Taille directe : on part de la position armée de l’épée et on va droit sur la cible : la frappe est rapide, mais assez simple dans son exécution, et selon certains plus faibles que l’attaque en moulinet.

c.       Taille : moulinets

La taille par moulinet consiste à faire tourner la pointe de l’épée comme pour fuir la cible, de lui faire faire un tour presque complet pour l’atteindre finalement, dans une autre direction (opposée en général), avec plus d’élan, à contre temps. Les écoles italiennes en sont friandes, les écoles allemandes les limitent au strict minimum. En effet, les moulinets offrent le gros désavantage de ne pas fermer de ligne d’attaque au moment d’attaquer soi même, ce qui crée une ouverture de plus dans la garde et expose à un coup plus rapide (taille directe ou estoc). Les moulinets peuvent par contre offrir l’avantage de décaler une attaque par rapport à l’intuition de l’adversaire, dans le temps et dans l’espace.

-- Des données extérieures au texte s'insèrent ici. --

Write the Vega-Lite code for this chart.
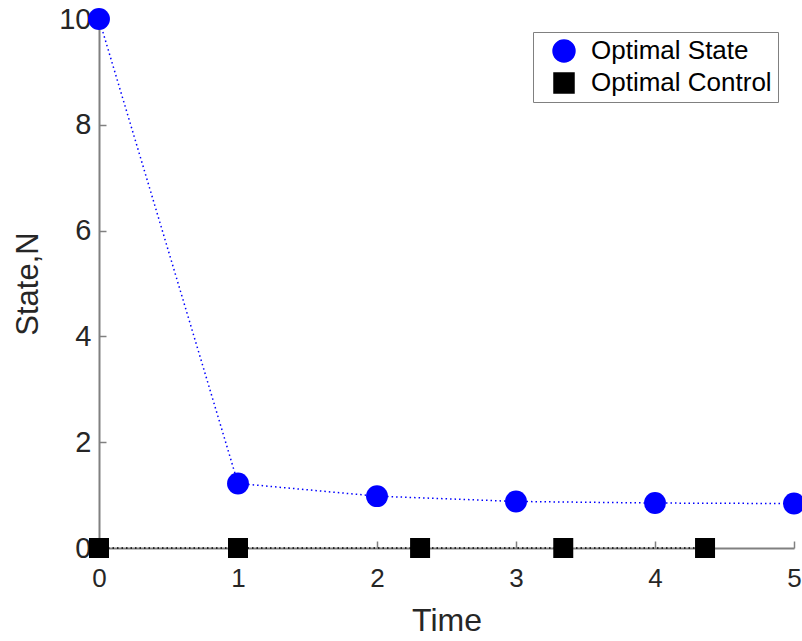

Peut-être cela est-il utile à des escrimeurs extrêmement qualifiés. C’est aussi une attaque utilisée fréquemment en escrime artistique, son côté esthétique étant indéniable.

d.      Tranche

Trancher avec une épée revient à utiliser celle-ci comme un couteau. C'est-à-dire qu’à la place d’un mouvement perpendiculaire au tranchant dirigé vers la cible, on imprime un mouvement plus ou moins oblique à la lame, qui touche la cible en la frottant, comme on coupe une rondelle de saucisson (sur un allé simple de la lame). L’épée occidentale permet ce type de coup, cela dit elle est loin d’égaler en efficacité sur ce genre d’attaque un sabre oriental ou même européen. De toute manière, ces frappes sont peu utilisées, et on leur préfèrera la taille ou l’estoc. Elles ne peuvent fonctionner que sur des zones non protégées par une armure, même légère. Leur intérêt réside dans des blessures de harassement, obtenues sur des tranchés d’opportunités, lors d’une parade ou par transformation d’un estoc évité, par exemple.